◆ Collected data
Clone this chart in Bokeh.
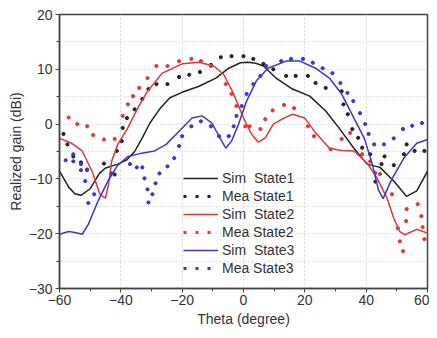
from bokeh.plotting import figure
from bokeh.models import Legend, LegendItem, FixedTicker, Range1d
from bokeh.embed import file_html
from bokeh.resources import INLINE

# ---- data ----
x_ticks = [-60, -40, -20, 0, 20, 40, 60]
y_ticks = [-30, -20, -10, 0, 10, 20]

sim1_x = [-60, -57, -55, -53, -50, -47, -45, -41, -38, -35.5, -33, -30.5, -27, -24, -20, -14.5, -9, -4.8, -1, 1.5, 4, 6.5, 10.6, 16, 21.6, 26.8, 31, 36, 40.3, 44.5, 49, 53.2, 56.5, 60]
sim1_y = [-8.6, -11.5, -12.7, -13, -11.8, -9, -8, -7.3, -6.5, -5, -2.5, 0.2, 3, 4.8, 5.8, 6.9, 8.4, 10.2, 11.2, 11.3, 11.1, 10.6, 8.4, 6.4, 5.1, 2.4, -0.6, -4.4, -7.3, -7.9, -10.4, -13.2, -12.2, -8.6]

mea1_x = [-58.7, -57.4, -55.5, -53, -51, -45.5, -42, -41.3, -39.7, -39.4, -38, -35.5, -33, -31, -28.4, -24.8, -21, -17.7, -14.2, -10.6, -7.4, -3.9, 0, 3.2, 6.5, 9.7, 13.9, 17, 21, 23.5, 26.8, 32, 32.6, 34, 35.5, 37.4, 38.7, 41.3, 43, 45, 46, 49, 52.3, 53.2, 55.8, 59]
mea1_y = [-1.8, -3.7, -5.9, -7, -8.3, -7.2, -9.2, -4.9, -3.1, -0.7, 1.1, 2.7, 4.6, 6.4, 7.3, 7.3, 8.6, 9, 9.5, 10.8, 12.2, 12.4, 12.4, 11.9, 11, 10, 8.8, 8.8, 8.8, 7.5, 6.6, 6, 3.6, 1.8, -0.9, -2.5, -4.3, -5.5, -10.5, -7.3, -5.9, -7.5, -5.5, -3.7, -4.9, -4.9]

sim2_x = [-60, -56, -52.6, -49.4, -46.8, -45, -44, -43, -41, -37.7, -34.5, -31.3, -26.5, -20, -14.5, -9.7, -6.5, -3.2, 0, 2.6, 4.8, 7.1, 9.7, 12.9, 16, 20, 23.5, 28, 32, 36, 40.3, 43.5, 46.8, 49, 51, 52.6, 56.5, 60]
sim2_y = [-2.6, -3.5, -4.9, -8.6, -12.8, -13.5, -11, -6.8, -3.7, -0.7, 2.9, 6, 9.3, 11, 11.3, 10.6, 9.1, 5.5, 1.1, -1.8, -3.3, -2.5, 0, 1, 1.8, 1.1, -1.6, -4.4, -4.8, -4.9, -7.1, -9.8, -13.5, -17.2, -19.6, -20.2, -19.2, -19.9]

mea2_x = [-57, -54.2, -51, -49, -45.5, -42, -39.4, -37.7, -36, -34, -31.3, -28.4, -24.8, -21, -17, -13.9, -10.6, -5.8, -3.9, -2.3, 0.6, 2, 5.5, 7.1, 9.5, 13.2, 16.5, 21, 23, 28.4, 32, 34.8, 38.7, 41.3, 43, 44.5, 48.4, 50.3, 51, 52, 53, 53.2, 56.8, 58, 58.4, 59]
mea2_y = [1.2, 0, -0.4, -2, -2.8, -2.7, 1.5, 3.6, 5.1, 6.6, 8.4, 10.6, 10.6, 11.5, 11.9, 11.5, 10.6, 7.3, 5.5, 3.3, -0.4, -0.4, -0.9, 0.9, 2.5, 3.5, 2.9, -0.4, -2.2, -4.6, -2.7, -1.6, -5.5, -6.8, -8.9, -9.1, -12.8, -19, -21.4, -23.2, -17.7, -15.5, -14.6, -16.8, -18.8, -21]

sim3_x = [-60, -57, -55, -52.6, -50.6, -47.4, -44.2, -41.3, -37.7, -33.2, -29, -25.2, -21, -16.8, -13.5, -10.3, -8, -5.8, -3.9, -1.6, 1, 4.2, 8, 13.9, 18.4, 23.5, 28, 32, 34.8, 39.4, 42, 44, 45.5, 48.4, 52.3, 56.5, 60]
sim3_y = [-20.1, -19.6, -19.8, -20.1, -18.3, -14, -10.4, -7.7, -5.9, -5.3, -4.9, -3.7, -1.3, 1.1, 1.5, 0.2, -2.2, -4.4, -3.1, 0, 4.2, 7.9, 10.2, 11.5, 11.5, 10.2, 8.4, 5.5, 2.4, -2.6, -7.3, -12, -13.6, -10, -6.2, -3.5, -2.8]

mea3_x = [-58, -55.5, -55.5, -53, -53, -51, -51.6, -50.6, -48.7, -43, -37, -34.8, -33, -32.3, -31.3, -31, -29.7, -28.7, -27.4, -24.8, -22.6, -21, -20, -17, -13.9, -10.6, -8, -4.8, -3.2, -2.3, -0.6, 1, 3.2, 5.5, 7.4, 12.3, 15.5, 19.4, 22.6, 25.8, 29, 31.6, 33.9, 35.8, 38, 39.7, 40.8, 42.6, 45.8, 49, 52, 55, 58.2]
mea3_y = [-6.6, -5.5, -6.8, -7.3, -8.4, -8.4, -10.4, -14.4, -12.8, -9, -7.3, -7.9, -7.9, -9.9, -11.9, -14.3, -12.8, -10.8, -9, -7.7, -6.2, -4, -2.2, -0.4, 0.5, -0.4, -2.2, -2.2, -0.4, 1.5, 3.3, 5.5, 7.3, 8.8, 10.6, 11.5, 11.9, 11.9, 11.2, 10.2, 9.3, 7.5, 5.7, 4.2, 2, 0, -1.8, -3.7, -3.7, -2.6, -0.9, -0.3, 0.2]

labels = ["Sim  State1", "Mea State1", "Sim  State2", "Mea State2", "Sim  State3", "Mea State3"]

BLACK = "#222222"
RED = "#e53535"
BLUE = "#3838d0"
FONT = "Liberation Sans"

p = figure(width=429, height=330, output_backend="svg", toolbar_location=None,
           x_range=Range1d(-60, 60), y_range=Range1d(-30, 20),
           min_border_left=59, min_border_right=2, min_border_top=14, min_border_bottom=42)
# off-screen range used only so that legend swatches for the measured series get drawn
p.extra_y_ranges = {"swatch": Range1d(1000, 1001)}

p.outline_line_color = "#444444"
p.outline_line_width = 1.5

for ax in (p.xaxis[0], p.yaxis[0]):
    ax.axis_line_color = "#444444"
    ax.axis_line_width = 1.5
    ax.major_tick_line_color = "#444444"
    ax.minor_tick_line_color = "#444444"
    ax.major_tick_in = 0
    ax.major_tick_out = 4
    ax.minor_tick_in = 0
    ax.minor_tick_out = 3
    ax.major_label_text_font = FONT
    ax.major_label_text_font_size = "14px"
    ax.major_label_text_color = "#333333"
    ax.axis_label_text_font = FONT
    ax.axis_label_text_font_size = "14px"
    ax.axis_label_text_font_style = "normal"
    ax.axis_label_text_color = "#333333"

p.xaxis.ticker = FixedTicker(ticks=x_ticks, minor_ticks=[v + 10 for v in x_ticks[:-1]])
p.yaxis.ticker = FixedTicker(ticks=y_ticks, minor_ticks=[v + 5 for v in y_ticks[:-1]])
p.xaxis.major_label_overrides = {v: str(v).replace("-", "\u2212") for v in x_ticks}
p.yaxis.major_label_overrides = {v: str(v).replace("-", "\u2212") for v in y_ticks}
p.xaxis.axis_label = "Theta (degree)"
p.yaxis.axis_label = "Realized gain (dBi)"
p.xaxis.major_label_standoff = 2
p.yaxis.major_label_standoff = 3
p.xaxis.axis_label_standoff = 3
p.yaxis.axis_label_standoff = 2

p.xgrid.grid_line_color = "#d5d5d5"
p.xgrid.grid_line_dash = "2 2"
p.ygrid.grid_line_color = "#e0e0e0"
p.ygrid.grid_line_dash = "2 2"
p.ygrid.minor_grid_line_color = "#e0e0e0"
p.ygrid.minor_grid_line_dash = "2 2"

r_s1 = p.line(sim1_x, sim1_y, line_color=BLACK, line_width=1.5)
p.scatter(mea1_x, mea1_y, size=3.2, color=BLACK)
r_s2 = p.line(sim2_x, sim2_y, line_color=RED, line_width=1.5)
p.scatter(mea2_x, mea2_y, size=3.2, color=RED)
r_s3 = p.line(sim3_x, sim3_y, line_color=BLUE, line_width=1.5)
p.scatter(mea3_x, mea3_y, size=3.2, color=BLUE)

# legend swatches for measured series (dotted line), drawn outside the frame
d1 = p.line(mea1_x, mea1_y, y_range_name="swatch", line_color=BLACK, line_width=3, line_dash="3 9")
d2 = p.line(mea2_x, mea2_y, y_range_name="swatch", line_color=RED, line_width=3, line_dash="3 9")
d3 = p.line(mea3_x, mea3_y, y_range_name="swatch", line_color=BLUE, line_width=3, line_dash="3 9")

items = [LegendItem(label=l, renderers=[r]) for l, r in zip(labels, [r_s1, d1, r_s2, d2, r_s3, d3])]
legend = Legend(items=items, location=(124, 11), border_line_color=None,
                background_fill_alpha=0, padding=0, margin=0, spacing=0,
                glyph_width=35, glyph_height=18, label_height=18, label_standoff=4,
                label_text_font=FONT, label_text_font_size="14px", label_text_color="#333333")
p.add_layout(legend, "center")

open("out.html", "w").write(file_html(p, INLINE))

◆ Your instructions
Quote, please, every line of the material above from its start through the line that has "-20.2, -19.2, -19.9]", reproducing the words exactly and dropping any images.

◆ Final result
Clone this chart in Bokeh.
from bokeh.plotting import figure
from bokeh.models import Legend, LegendItem, FixedTicker, Range1d
from bokeh.embed import file_html
from bokeh.resources import INLINE

# ---- data ----
x_ticks = [-60, -40, -20, 0, 20, 40, 60]
y_ticks = [-30, -20, -10, 0, 10, 20]

sim1_x = [-60, -57, -55, -53, -50, -47, -45, -41, -38, -35.5, -33, -30.5, -27, -24, -20, -14.5, -9, -4.8, -1, 1.5, 4, 6.5, 10.6, 16, 21.6, 26.8, 31, 36, 40.3, 44.5, 49, 53.2, 56.5, 60]
sim1_y = [-8.6, -11.5, -12.7, -13, -11.8, -9, -8, -7.3, -6.5, -5, -2.5, 0.2, 3, 4.8, 5.8, 6.9, 8.4, 10.2, 11.2, 11.3, 11.1, 10.6, 8.4, 6.4, 5.1, 2.4, -0.6, -4.4, -7.3, -7.9, -10.4, -13.2, -12.2, -8.6]

mea1_x = [-58.7, -57.4, -55.5, -53, -51, -45.5, -42, -41.3, -39.7, -39.4, -38, -35.5, -33, -31, -28.4, -24.8, -21, -17.7, -14.2, -10.6, -7.4, -3.9, 0, 3.2, 6.5, 9.7, 13.9, 17, 21, 23.5, 26.8, 32, 32.6, 34, 35.5, 37.4, 38.7, 41.3, 43, 45, 46, 49, 52.3, 53.2, 55.8, 59]
mea1_y = [-1.8, -3.7, -5.9, -7, -8.3, -7.2, -9.2, -4.9, -3.1, -0.7, 1.1, 2.7, 4.6, 6.4, 7.3, 7.3, 8.6, 9, 9.5, 10.8, 12.2, 12.4, 12.4, 11.9, 11, 10, 8.8, 8.8, 8.8, 7.5, 6.6, 6, 3.6, 1.8, -0.9, -2.5, -4.3, -5.5, -10.5, -7.3, -5.9, -7.5, -5.5, -3.7, -4.9, -4.9]

sim2_x = [-60, -56, -52.6, -49.4, -46.8, -45, -44, -43, -41, -37.7, -34.5, -31.3, -26.5, -20, -14.5, -9.7, -6.5, -3.2, 0, 2.6, 4.8, 7.1, 9.7, 12.9, 16, 20, 23.5, 28, 32, 36, 40.3, 43.5, 46.8, 49, 51, 52.6, 56.5, 60]
sim2_y = [-2.6, -3.5, -4.9, -8.6, -12.8, -13.5, -11, -6.8, -3.7, -0.7, 2.9, 6, 9.3, 11, 11.3, 10.6, 9.1, 5.5, 1.1, -1.8, -3.3, -2.5, 0, 1, 1.8, 1.1, -1.6, -4.4, -4.8, -4.9, -7.1, -9.8, -13.5, -17.2, -19.6, -20.2, -19.2, -19.9]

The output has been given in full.